▶ _Listed entries_
────────

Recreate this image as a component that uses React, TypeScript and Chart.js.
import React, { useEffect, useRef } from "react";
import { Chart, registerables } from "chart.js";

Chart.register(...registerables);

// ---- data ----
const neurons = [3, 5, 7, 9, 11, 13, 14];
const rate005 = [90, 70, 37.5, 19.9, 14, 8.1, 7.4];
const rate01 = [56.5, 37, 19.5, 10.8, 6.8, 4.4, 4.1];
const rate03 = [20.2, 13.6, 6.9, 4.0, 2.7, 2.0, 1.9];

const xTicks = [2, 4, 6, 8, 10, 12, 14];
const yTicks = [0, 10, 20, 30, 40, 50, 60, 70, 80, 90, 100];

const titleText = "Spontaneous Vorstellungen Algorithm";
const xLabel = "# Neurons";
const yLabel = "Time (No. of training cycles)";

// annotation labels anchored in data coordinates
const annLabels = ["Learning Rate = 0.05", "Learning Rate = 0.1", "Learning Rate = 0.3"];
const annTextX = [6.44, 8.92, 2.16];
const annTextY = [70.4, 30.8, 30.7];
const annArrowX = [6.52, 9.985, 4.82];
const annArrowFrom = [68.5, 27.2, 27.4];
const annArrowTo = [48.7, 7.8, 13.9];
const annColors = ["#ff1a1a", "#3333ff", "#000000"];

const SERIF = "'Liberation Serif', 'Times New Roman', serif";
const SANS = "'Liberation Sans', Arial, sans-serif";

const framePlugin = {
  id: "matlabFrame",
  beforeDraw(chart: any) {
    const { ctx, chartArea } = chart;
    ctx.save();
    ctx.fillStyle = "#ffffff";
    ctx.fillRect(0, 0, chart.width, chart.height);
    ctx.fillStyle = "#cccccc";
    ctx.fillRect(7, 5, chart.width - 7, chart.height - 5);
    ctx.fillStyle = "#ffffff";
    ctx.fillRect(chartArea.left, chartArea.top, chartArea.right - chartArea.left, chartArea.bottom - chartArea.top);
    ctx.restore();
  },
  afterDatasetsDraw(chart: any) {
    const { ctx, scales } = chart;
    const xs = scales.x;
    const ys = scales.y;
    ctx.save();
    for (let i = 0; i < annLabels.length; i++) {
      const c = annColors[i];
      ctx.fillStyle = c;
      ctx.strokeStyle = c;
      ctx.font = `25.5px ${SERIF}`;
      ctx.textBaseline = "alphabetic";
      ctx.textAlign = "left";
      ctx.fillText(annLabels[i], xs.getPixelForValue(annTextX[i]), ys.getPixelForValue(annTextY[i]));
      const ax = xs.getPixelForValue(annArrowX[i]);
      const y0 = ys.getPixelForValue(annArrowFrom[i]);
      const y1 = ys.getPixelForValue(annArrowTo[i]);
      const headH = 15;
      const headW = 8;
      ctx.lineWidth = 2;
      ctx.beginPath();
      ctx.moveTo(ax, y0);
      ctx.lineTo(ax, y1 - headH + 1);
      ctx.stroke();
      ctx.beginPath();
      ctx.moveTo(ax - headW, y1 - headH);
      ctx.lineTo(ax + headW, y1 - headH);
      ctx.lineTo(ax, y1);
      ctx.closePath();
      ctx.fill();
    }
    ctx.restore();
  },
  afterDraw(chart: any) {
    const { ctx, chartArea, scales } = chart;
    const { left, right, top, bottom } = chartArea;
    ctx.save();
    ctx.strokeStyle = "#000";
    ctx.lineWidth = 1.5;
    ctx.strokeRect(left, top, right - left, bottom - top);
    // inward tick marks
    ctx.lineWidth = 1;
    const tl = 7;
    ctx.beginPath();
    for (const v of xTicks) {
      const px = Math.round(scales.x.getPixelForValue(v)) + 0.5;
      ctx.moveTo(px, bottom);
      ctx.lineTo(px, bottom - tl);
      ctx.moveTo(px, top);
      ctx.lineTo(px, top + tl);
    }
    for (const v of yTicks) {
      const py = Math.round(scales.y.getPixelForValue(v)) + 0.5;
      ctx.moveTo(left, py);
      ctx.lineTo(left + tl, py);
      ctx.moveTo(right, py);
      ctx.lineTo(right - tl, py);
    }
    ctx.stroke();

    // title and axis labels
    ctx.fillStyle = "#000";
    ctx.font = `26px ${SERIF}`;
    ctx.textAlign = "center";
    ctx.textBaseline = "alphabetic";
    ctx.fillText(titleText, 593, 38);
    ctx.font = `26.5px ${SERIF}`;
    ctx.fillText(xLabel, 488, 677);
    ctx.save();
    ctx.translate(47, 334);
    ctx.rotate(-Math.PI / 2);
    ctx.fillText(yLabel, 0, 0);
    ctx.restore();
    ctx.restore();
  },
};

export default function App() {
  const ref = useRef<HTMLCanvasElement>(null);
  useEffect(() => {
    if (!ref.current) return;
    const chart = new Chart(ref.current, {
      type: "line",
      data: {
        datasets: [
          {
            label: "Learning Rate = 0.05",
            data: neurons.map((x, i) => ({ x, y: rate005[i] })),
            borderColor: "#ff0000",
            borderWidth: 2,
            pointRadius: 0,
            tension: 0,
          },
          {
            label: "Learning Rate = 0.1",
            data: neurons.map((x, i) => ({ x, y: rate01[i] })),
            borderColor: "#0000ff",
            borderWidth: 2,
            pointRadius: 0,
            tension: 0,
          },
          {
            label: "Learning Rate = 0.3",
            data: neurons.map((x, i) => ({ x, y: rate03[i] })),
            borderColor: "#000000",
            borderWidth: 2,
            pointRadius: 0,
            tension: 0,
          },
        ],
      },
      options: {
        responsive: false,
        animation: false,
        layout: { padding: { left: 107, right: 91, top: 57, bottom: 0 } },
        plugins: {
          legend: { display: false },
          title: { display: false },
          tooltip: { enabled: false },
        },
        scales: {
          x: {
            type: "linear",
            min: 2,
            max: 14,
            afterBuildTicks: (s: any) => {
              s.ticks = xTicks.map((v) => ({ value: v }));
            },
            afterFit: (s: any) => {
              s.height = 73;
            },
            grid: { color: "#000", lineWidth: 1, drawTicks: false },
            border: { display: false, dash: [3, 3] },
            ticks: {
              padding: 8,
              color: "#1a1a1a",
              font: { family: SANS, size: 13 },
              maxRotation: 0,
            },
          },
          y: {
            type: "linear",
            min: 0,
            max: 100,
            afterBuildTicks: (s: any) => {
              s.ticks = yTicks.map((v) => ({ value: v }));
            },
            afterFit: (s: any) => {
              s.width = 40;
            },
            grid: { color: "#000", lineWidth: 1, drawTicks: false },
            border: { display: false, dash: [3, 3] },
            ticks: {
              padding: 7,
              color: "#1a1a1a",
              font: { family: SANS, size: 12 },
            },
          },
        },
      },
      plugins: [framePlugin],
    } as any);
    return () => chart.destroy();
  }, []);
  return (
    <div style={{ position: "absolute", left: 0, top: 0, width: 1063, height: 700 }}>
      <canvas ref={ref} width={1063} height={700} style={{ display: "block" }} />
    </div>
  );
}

────────

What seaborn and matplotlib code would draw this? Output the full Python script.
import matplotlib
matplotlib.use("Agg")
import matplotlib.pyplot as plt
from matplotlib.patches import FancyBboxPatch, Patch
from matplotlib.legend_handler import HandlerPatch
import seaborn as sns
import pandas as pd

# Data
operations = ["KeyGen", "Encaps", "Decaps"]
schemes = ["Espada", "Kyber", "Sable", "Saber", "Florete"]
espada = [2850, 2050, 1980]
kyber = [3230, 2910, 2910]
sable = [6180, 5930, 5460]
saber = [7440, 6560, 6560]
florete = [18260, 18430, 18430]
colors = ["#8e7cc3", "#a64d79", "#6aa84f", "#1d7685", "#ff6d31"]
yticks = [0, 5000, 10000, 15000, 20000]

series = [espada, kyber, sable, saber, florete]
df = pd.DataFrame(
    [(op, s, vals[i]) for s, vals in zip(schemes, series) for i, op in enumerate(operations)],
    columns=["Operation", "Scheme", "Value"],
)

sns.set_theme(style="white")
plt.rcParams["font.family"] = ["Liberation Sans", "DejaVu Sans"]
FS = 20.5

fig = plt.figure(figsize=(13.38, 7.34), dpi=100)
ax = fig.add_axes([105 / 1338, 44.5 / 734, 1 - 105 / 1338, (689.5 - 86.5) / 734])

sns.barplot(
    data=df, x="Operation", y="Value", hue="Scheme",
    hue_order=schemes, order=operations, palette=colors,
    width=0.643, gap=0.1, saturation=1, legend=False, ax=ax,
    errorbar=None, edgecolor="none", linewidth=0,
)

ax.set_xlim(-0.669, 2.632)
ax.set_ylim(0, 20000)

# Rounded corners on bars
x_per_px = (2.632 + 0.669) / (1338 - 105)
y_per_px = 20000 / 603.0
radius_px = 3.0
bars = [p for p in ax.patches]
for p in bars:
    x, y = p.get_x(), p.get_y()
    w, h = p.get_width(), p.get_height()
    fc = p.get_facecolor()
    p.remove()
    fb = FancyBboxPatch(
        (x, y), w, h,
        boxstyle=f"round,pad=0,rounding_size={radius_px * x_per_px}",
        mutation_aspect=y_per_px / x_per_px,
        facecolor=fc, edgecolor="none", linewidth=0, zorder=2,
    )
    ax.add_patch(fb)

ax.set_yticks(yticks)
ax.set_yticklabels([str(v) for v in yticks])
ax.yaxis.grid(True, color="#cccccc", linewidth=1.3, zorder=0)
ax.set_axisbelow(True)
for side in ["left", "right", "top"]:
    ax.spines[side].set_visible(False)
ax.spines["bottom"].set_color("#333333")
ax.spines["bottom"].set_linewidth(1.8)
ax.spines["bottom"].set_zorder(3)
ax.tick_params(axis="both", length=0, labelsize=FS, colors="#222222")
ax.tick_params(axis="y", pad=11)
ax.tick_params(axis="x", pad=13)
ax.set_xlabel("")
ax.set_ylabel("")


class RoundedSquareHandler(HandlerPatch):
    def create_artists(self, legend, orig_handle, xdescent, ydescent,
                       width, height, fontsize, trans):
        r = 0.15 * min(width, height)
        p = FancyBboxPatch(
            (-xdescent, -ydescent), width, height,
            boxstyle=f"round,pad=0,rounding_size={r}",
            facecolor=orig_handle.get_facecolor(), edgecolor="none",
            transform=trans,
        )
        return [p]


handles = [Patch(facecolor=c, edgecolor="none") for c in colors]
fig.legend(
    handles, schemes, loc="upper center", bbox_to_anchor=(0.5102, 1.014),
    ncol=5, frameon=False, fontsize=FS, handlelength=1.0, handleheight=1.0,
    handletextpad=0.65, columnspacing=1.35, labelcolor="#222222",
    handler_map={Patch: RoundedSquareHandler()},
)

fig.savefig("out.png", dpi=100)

────────

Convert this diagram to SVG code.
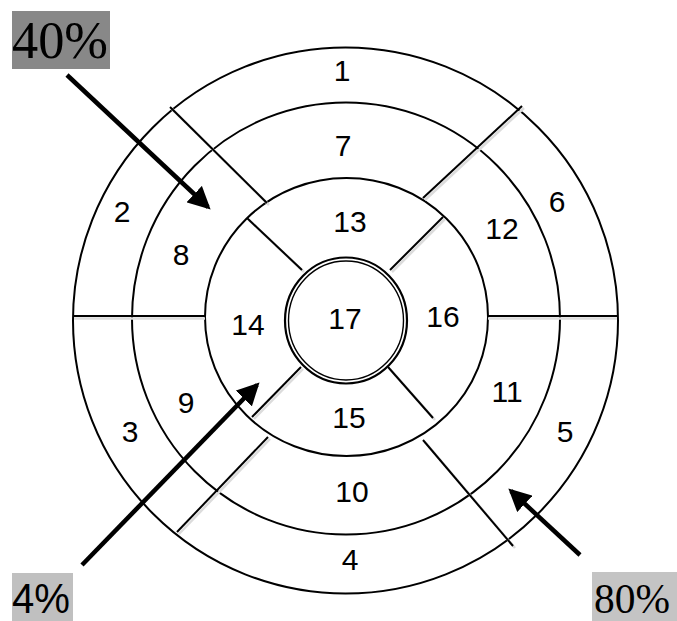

────────

▶ _Given instruction_
From the records above, give again exactly the lines running from the line with "Recreate this image" to the line with "(No. of training", inclusive.

▶ _Solved exercise_
Recreate this image as a component that uses React, TypeScript and Chart.js.
import React, { useEffect, useRef } from "react";
import { Chart, registerables } from "chart.js";

Chart.register(...registerables);

// ---- data ----
const neurons = [3, 5, 7, 9, 11, 13, 14];
const rate005 = [90, 70, 37.5, 19.9, 14, 8.1, 7.4];
const rate01 = [56.5, 37, 19.5, 10.8, 6.8, 4.4, 4.1];
const rate03 = [20.2, 13.6, 6.9, 4.0, 2.7, 2.0, 1.9];

const xTicks = [2, 4, 6, 8, 10, 12, 14];
const yTicks = [0, 10, 20, 30, 40, 50, 60, 70, 80, 90, 100];

const titleText = "Spontaneous Vorstellungen Algorithm";
const xLabel = "# Neurons";
const yLabel = "Time (No. of training cycles)";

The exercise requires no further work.